* _Task instructions_
Everything from the first line down to the line containing "const TXT = '#1a1a1a';" is to be retyped exactly, both ends included, with pictures left out.

* _Supplied data_
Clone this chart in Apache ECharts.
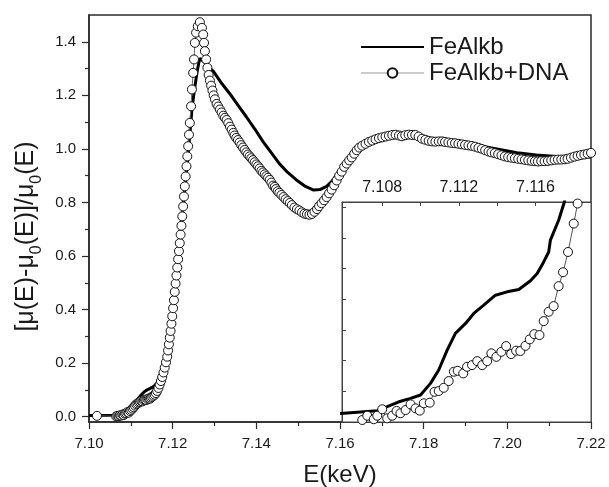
<!DOCTYPE html>
<html><head><meta charset="utf-8">
<script src="https://cdn.jsdelivr.net/npm/echarts@6/dist/echarts.min.js"></script>
<style>html,body{margin:0;padding:0;background:#fff}#c{width:609px;height:487px}</style>
</head><body><div id="c"></div>
<script>
const FONT = "'Liberation Sans', Arial, Helvetica, sans-serif";
const TXT = '#1a1a1a';

// ---- main plot: FeAlkb (solid line) ----
const feX = [7.1000,7.1040,7.1060,7.1075,7.1085,7.1094,7.1099,7.1104,7.1109,7.1114,7.1119,7.1124,7.1129,7.1134,7.1139,7.1144,7.1148,7.1153,7.1158,7.1163,7.1168,7.1173,7.1178,7.1183,7.1188,7.1193,7.1198,7.1203,7.1208,7.1213,7.1218,7.1223,7.1228,7.1233,7.1238,7.1243,7.1246,7.1252,7.1258,7.1262,7.1265,7.1269,7.1277,7.1287,7.1297,7.1317,7.1337,7.1356,7.1376,7.1396,7.1416,7.1436,7.1455,7.1475,7.1495,7.1515,7.1537,7.1552,7.1568,7.1580,7.1592,7.1608,7.1624,7.1647,7.1668,7.1688,7.1708,7.1728,7.1752,7.1777,7.1802,7.1832,7.1861,7.1891,7.1927,7.1975,7.2023,7.2069,7.2118,7.2163,7.2200];
const feY = [0.004,0.004,0.005,0.007,0.011,0.016,0.020,0.029,0.043,0.058,0.070,0.080,0.088,0.095,0.100,0.104,0.107,0.111,0.118,0.127,0.138,0.152,0.172,0.198,0.235,0.29,0.36,0.44,0.52,0.60,0.68,0.76,0.83,0.91,1.00,1.09,1.147,1.22,1.284,1.318,1.338,1.340,1.322,1.303,1.290,1.245,1.205,1.163,1.120,1.075,1.027,0.985,0.945,0.912,0.885,0.862,0.846,0.848,0.860,0.878,0.904,0.935,0.966,0.997,1.015,1.028,1.040,1.047,1.050,1.048,1.038,1.030,1.025,1.020,1.014,1.000,0.986,0.977,0.972,0.970,0.970];

// ---- main plot: FeAlkb+DNA (open circles) ----
const dnaX = [7.1019,7.1065,7.1068,7.1071,7.1074,7.1077,7.1080,7.1083,7.1086,7.1089,7.1092,7.1095,7.1098,7.1101,7.1104,7.1107,7.1110,7.1113,7.1116,7.1119,7.1122,7.1125,7.1128,7.1131,7.1134,7.1137,7.1140,7.1143,7.1146,7.1148,7.1151,7.1154,7.1157,7.1160,7.1163,7.1166,7.1169,7.1172,7.1175,7.1178,7.1181,7.1184,7.1187,7.1189,7.1191,7.1193,7.1195,7.1197,7.1199,7.1201,7.1203,7.1205,7.1207,7.1209,7.1211,7.1213,7.1215,7.1217,7.1219,7.1221,7.1223,7.1225,7.1227,7.1229,7.1231,7.1233,7.1235,7.1237,7.1239,7.1241,7.1244,7.1246,7.1249,7.1251,7.1253,7.1256,7.1260,7.1265,7.1270,7.1273,7.1275,7.1277,7.1280,7.1283,7.1286,7.1289,7.1292,7.1295,7.1298,7.1301,7.1305,7.1309,7.1313,7.1317,7.1321,7.1325,7.1329,7.1333,7.1337,7.1341,7.1345,7.1348,7.1352,7.1356,7.1360,7.1364,7.1368,7.1372,7.1376,7.1380,7.1384,7.1388,7.1392,7.1396,7.1400,7.1404,7.1408,7.1412,7.1416,7.1420,7.1424,7.1428,7.1432,7.1436,7.1440,7.1444,7.1447,7.1451,7.1455,7.1460,7.1465,7.1470,7.1475,7.1480,7.1485,7.1491,7.1497,7.1503,7.1509,7.1515,7.1521,7.1527,7.1533,7.1539,7.1545,7.1550,7.1556,7.1562,7.1568,7.1574,7.1580,7.1586,7.1592,7.1598,7.1604,7.1610,7.1616,7.1622,7.1628,7.1634,7.1640,7.1646,7.1653,7.1661,7.1669,7.1677,7.1685,7.1693,7.1701,7.1709,7.1717,7.1725,7.1733,7.1741,7.1748,7.1756,7.1764,7.1772,7.1780,7.1788,7.1796,7.1804,7.1812,7.1820,7.1828,7.1836,7.1844,7.1851,7.1859,7.1867,7.1875,7.1883,7.1891,7.1899,7.1907,7.1915,7.1923,7.1931,7.1939,7.1947,7.1955,7.1962,7.1970,7.1978,7.1986,7.1994,7.2002,7.2010,7.2018,7.2026,7.2034,7.2042,7.2050,7.2058,7.2066,7.2073,7.2081,7.2089,7.2097,7.2105,7.2113,7.2121,7.2129,7.2137,7.2144,7.2152,7.2160,7.2168,7.2176,7.2184,7.2192,7.2200];
const dnaY = [0.003,0.001,0.003,0.002,0.005,0.004,0.008,0.006,0.011,0.013,0.017,0.015,0.021,0.025,0.030,0.035,0.041,0.046,0.049,0.053,0.055,0.058,0.057,0.061,0.063,0.062,0.066,0.068,0.067,0.071,0.074,0.078,0.082,0.088,0.096,0.107,0.120,0.133,0.148,0.165,0.183,0.203,0.224,0.247,0.270,0.295,0.320,0.347,0.375,0.405,0.435,0.466,0.497,0.527,0.557,0.588,0.618,0.648,0.680,0.713,0.748,0.785,0.822,0.860,0.897,0.935,0.972,1.010,1.053,1.097,1.159,1.222,1.284,1.334,1.396,1.434,1.458,1.473,1.452,1.427,1.396,1.365,1.334,1.303,1.276,1.255,1.236,1.218,1.200,1.185,1.168,1.158,1.147,1.136,1.124,1.116,1.108,1.096,1.083,1.072,1.060,1.050,1.041,1.033,1.024,1.014,1.005,0.996,0.987,0.979,0.972,0.965,0.958,0.950,0.942,0.935,0.927,0.918,0.912,0.905,0.898,0.892,0.884,0.874,0.863,0.858,0.850,0.842,0.836,0.828,0.820,0.812,0.805,0.798,0.790,0.781,0.775,0.770,0.763,0.758,0.756,0.754,0.757,0.765,0.775,0.786,0.797,0.808,0.820,0.834,0.848,0.864,0.882,0.900,0.915,0.933,0.945,0.957,0.968,0.982,0.995,1.005,1.012,1.019,1.026,1.031,1.036,1.040,1.043,1.046,1.049,1.052,1.053,1.050,1.047,1.051,1.053,1.052,1.052,1.046,1.038,1.034,1.030,1.028,1.027,1.028,1.028,1.026,1.024,1.022,1.021,1.019,1.017,1.015,1.013,1.011,1.008,1.004,1.000,0.995,0.990,0.987,0.984,0.980,0.976,0.972,0.969,0.967,0.965,0.963,0.961,0.959,0.957,0.955,0.954,0.953,0.954,0.954,0.955,0.957,0.959,0.960,0.960,0.961,0.963,0.967,0.971,0.974,0.977,0.979,0.982,0.985];

// ---- inset (pre-edge) ----
const inFeX = [7.10580,7.10600,7.10774,7.10826,7.10887,7.10948,7.11000,7.11052,7.11095,7.11139,7.11182,7.11235,7.11278,7.11330,7.11391,7.11452,7.11513,7.11574,7.11609,7.11643,7.11669,7.11678,7.11721,7.11751,7.11770];
const inFeY = [0.0055,0.0057,0.0074,0.0100,0.0132,0.0154,0.0176,0.0252,0.0339,0.0469,0.0578,0.0643,0.0708,0.0762,0.0827,0.0849,0.0864,0.0921,0.0969,0.1044,0.1109,0.1186,0.1316,0.1435,0.1550];
const inDnaX = [7.10696,7.10722,7.10756,7.10774,7.10800,7.10826,7.10852,7.10875,7.10895,7.10922,7.10948,7.10974,7.10996,7.11017,7.11048,7.11073,7.11095,7.11121,7.11147,7.11174,7.11194,7.11223,7.11243,7.11269,7.11296,7.11322,7.11348,7.11370,7.11396,7.11422,7.11447,7.11473,7.11499,7.11521,7.11548,7.11570,7.11594,7.11621,7.11643,7.11669,7.11695,7.11721,7.11744,7.11770,7.11800,7.11820,7.11840];
const inDnaY = [0.0013,0.0041,0.0018,0.0041,0.0083,0.0024,0.0041,0.0072,0.0057,0.0078,0.0115,0.0089,0.0074,0.0122,0.0126,0.0197,0.0202,0.0223,0.0267,0.0328,0.0334,0.0317,0.0360,0.0371,0.0397,0.0371,0.0397,0.0448,0.0425,0.0458,0.0495,0.0443,0.0465,0.0463,0.0497,0.0539,0.0573,0.0567,0.0658,0.0719,0.0756,0.0886,0.0977,0.1109,0.1294,0.1425,0.1600];

// ---- tick values ----
const xMajor = [7.10,7.12,7.14,7.16,7.18,7.20,7.22];
const xMinor = [7.11,7.13,7.15,7.17,7.19,7.21];
const yMajor = [0.0,0.2,0.4,0.6,0.8,1.0,1.2,1.4];
const yMinor = [0.1,0.3,0.5,0.7,0.9,1.1,1.3];
const inXTicks = [7.108,7.110,7.112,7.114,7.116,7.118];
const inXLabels = [7.108,7.112,7.116];
const inYTicks = [0.02,0.04,0.06,0.08,0.10,0.12,0.14];

const zip = (xs, ys) => xs.map((x, i) => [x, ys[i]]);
const AX = '#2a2a2a';
const MAIN = {left: 89, top: 15, right: 18, bottom: 65, outerBoundsMode: 'none', containLabel: false};

const chart = echarts.init(document.getElementById('c'), null, {renderer: 'canvas'});
chart.setOption({
  animation: false,
  backgroundColor: '#fff',
  textStyle: {fontFamily: FONT},
  grid: [
    Object.assign({show: true, borderColor: AX, borderWidth: 1.5, backgroundColor: 'transparent'}, MAIN),
    {left: 342, top: 202, right: 18, bottom: 65, outerBoundsMode: 'none', containLabel: false,
     show: true, backgroundColor: '#fff', borderColor: '#444', borderWidth: 1, zlevel: 1},
    Object.assign({show: false}, MAIN)
  ],
  legend: {
    orient: 'vertical', left: 355, top: 30, itemWidth: 63, itemHeight: 12, itemGap: 2,
    selectedMode: false,
    textStyle: {fontSize: 24, color: TXT, fontFamily: FONT},
    data: [
      {name: 'FeAlkb'},
      {name: 'FeAlkb+DNA', lineStyle: {color: '#999', width: 1}}
    ]
  },
  xAxis: [
    {type: 'value', gridIndex: 0, min: 7.10, max: 7.22,
     axisLine: {show: true, onZero: false, lineStyle: {color: AX, width: 1.5}},
     axisTick: {show: true, inside: false, length: 7, customValues: xMajor, lineStyle: {color: AX, width: 1.2}},
     axisLabel: {show: true, customValues: xMajor, margin: 14, fontSize: 15, color: TXT, fontFamily: FONT, formatter: v => v.toFixed(2)},
     splitLine: {show: false},
     name: 'E(keV)', nameLocation: 'middle', nameGap: 41,
     nameTextStyle: {fontSize: 24, color: TXT, fontFamily: FONT}},
    {type: 'value', gridIndex: 1, position: 'top', min: 7.1059, max: 7.1189, zlevel: 1,
     axisLine: {show: true, onZero: false, lineStyle: {color: '#444', width: 1}},
     axisTick: {show: true, inside: true, length: 4, customValues: inXTicks, lineStyle: {color: '#444', width: 1}},
     axisLabel: {show: true, customValues: inXLabels, margin: 6, fontSize: 16, color: TXT, fontFamily: FONT, formatter: v => v.toFixed(3)},
     splitLine: {show: false}},
    {type: 'value', gridIndex: 2, min: 7.10, max: 7.22,
     axisLine: {show: false, onZero: false},
     axisTick: {show: true, inside: false, length: 4, customValues: xMinor, lineStyle: {color: AX, width: 1.2}},
     axisLabel: {show: false}, splitLine: {show: false}}
  ],
  yAxis: [
    {type: 'value', gridIndex: 0, min: -0.02, max: 1.5,
     axisLine: {show: true, onZero: false, lineStyle: {color: AX, width: 1.5}},
     axisTick: {show: true, inside: false, length: 7, customValues: yMajor, lineStyle: {color: AX, width: 1.2}},
     axisLabel: {show: true, customValues: yMajor, margin: 13, fontSize: 15, color: TXT, fontFamily: FONT, formatter: v => v.toFixed(1)},
     splitLine: {show: false},
     name: '{a|[μ(E)-μ}{s|0}{a|(E)]/μ}{s|0}{a|(E)}',
     nameLocation: 'middle', nameRotate: 90, nameGap: 44,
     nameTextStyle: {
       color: TXT, fontFamily: FONT, fontSize: 25, padding: [0, 36, 0, 0],
       rich: {
         a: {fontSize: 25, lineHeight: 25, color: TXT, fontFamily: FONT, padding: [0, 0, 6, 0], verticalAlign: 'bottom'},
         s: {fontSize: 16, lineHeight: 16, color: TXT, fontFamily: FONT, verticalAlign: 'bottom'}
       }
     }},
    {type: 'value', gridIndex: 1, min: 0, max: 0.1435, zlevel: 1,
     axisLine: {show: true, onZero: false, lineStyle: {color: '#444', width: 1}},
     axisTick: {show: true, inside: true, length: 4, customValues: inYTicks, lineStyle: {color: '#444', width: 1}},
     axisLabel: {show: false}, splitLine: {show: false}},
    {type: 'value', gridIndex: 2, min: -0.02, max: 1.5,
     axisLine: {show: false, onZero: false},
     axisTick: {show: true, inside: false, length: 4, customValues: yMinor, lineStyle: {color: AX, width: 1.2}},
     axisLabel: {show: false}, splitLine: {show: false}}
  ],
  series: [
    {name: 'FeAlkb', type: 'line', xAxisIndex: 0, yAxisIndex: 0, data: zip(feX, feY),
     symbol: 'none', showSymbol: false, lineStyle: {color: '#000', width: 3},
     itemStyle: {color: 'rgba(0,0,0,0)', borderWidth: 0}, z: 2},
    {name: 'FeAlkb+DNA', type: 'line', xAxisIndex: 0, yAxisIndex: 0, data: zip(dnaX, dnaY),
     symbol: 'circle', symbolSize: 9, showAllSymbol: true,
     itemStyle: {color: '#fff', borderColor: '#111', borderWidth: 1},
     lineStyle: {color: '#666', width: 1}, z: 3},
    {name: 'FeAlkb', type: 'line', xAxisIndex: 1, yAxisIndex: 1, data: zip(inFeX, inFeY), zlevel: 1,
     symbol: 'none', showSymbol: false, lineStyle: {color: '#000', width: 3},
     itemStyle: {color: 'rgba(0,0,0,0)', borderWidth: 0}, z: 2},
    {name: 'FeAlkb+DNA', type: 'line', xAxisIndex: 1, yAxisIndex: 1, data: zip(inDnaX, inDnaY), zlevel: 1,
     symbol: 'circle', symbolSize: 9, showAllSymbol: true,
     itemStyle: {color: '#fff', borderColor: '#111', borderWidth: 1},
     lineStyle: {color: '#555', width: 1}, z: 3}
  ]
});
</script></body></html>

* _Task response_
Clone this chart in Apache ECharts.
<!DOCTYPE html>
<html><head><meta charset="utf-8">
<script src="https://cdn.jsdelivr.net/npm/echarts@6/dist/echarts.min.js"></script>
<style>html,body{margin:0;padding:0;background:#fff}#c{width:609px;height:487px}</style>
</head><body><div id="c"></div>
<script>
const FONT = "'Liberation Sans', Arial, Helvetica, sans-serif";
const TXT = '#1a1a1a';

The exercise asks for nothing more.